BTW I think TC should also process \xnn and \x{nnnn} in regex expressions internally before passing to regex function: you simply replace these with characters (ANSI converted to Unicode or direct Unicode) so it will work correctly while searching.

With such conversions regex may work with simultaneous search for text in all encodings.

Post by *ghisler(Author) » 2013-10-28, 15:28 UTC

Yes, it's open source, but it's no longer maintained by the developer. But I can try something myself. The problem is that the user may search for the 0 word too, and even for both 00 00 and FF FF...

MVV · Post by *MVV » 2013-10-28, 17:36 UTC

There are words that are not used in Unicode now (according to Wikipedia Unicode map) so there is no sence to search for them using regex (regex usually used for text searches).

BTW I'm pretty sure I will never need to search for Devanagari or Tamil characters or Arabic word ligatures or many others. And I think most TC users will never need them too. But if someone will ever need to search for such characters, he will change null representer value (e.g. set it to 0 to disable).

Post by *ghisler(Author) » 2013-10-29, 16:47 UTC

Yes, but the user may use ranges where this replacement character is included. In other words, it will need a lot of time, which I don't currently have.

MVV · Post by *MVV » 2013-10-29, 17:42 UTC

It will be great to see this in further TC versions.

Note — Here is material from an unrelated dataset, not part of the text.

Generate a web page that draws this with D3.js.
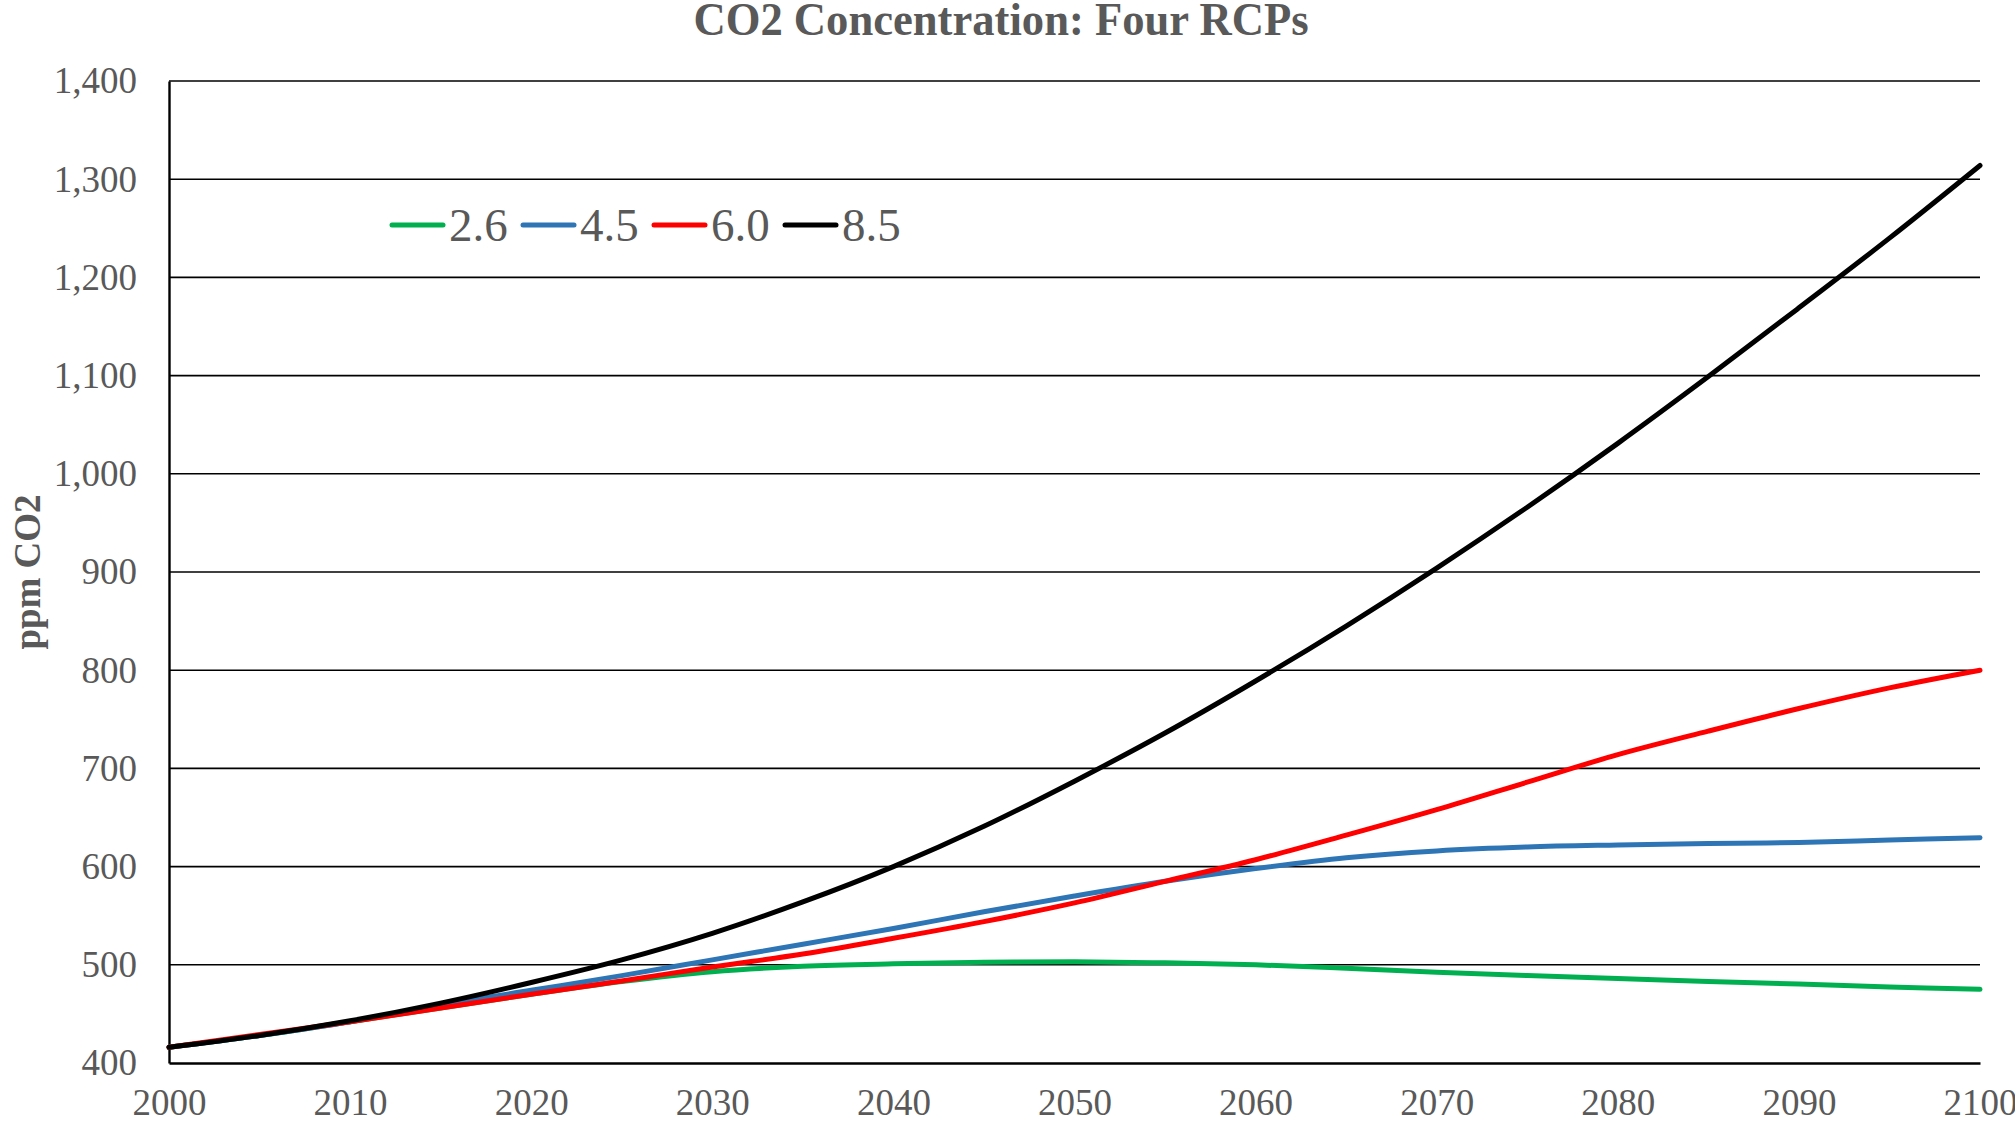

I think it shouldn't be too hard to realize if you take existing library and replace nulls with some character in regex expression and input buffers. BTW, you can simply scan regex expression in order to find character that user doesn't use - and use such character as null replacement, so it will work always (it is impossible to enter all 65536 characters into search field).

Post by *white » 2013-10-29, 23:59 UTC

Perhaps it is possible to use the C library PCRE. Starting with release 8.32 it is possible to build any combination of the three libraries supporting 8-, 16- and 32-bit character strings (including UTF-8, UTF-16 and UTF-32 strings).

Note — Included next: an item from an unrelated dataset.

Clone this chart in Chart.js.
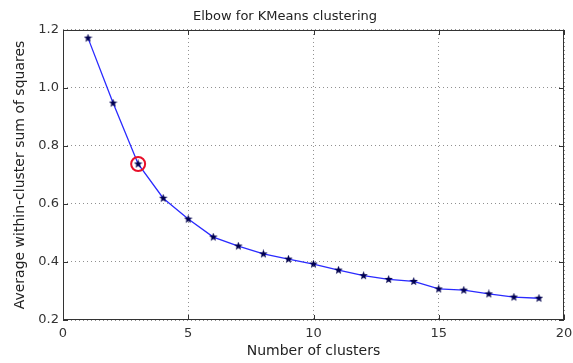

Symlink · Post by *Symlink » 2015-05-27, 19:32 UTC

Are there any news I might have missed about this topic?

I have quite some html files which have a meta content type tag with utf in them - so regex search does not work - unless/until I simply delete this line/tag with a normal text editor.
Which does not make sense to me, but admittedly I do not understand much about utf/unicode/software.. - I simply gets on my nerves : )

Thanks for your attention, best regards,
S.

Post by *ghisler(Author) » 2015-05-28, 14:11 UTC

Sorry, I don't currently see a way to do this. You can try to search the files in ANSI mode if you don't need to find non-English texts.

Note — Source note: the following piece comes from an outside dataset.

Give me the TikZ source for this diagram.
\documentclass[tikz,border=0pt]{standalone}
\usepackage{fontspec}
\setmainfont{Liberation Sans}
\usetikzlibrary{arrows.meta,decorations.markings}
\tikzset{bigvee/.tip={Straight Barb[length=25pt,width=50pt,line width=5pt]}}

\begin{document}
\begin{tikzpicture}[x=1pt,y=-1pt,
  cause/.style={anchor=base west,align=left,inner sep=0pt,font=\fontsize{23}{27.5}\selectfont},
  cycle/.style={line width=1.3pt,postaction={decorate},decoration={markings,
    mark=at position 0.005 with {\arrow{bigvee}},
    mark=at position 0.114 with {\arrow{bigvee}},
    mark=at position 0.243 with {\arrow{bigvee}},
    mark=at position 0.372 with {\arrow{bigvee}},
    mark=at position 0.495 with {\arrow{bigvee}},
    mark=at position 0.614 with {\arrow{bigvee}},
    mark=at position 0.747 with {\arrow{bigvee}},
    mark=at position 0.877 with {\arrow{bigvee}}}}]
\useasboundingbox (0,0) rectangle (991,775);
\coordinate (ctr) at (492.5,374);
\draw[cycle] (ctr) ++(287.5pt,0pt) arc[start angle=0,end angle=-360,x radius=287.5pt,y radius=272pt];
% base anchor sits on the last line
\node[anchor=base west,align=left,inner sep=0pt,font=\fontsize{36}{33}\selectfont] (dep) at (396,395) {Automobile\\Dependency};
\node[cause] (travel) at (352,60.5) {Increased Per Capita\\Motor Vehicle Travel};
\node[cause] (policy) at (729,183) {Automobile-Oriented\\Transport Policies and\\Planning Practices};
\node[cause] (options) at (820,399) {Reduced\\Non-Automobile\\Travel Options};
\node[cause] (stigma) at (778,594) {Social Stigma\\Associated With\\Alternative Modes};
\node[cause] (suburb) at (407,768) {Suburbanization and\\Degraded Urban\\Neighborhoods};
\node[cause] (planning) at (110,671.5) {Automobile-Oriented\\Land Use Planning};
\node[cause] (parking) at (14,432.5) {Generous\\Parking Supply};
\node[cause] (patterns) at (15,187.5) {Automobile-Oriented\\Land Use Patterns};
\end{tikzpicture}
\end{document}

MVV · Post by *MVV » 2015-05-28, 14:49 UTC

I think you can simply leave searching for nulls as a limitation and do basic Unicode support, it will already be a very nice improvement. It won't be a problem if it won't support non-printable characters like 0000 or 0001 (it may also be used for masking nulls) but support all other characters.

Post by *ghisler(Author) » 2015-05-28, 17:06 UTC

The problem is that UTF-8 can be multiple bytes long, and it has to deal with upper-/lowercase in search strings like [äöüÄÖÜß]. While UTF-16 has dual word characters too, they don't usually have upper-/lowercase (they are mostly externded Chinese forms etc).

The same is true for dual byte ANSI, e.g. Chinese encoding. Here it's still possible to match each byte/word separately. With UTF-8, this isn't possible.

I could try to convert to UTF-16 before searching, but this will fail with e.g. EXE files where there are also invalid UTF-8 codes.

MVV · Post by *MVV » 2015-05-28, 18:16 UTC

You can at least convert UTF-8 to UTF-16 where it is possible, and let invalid characters be converted to anything (on OS wish). Regex is a text processing thing, it shouldn't work with non-printable data. It is also easy to skip invalid UTF-8 characters, MultiByteToWideChar does it by default.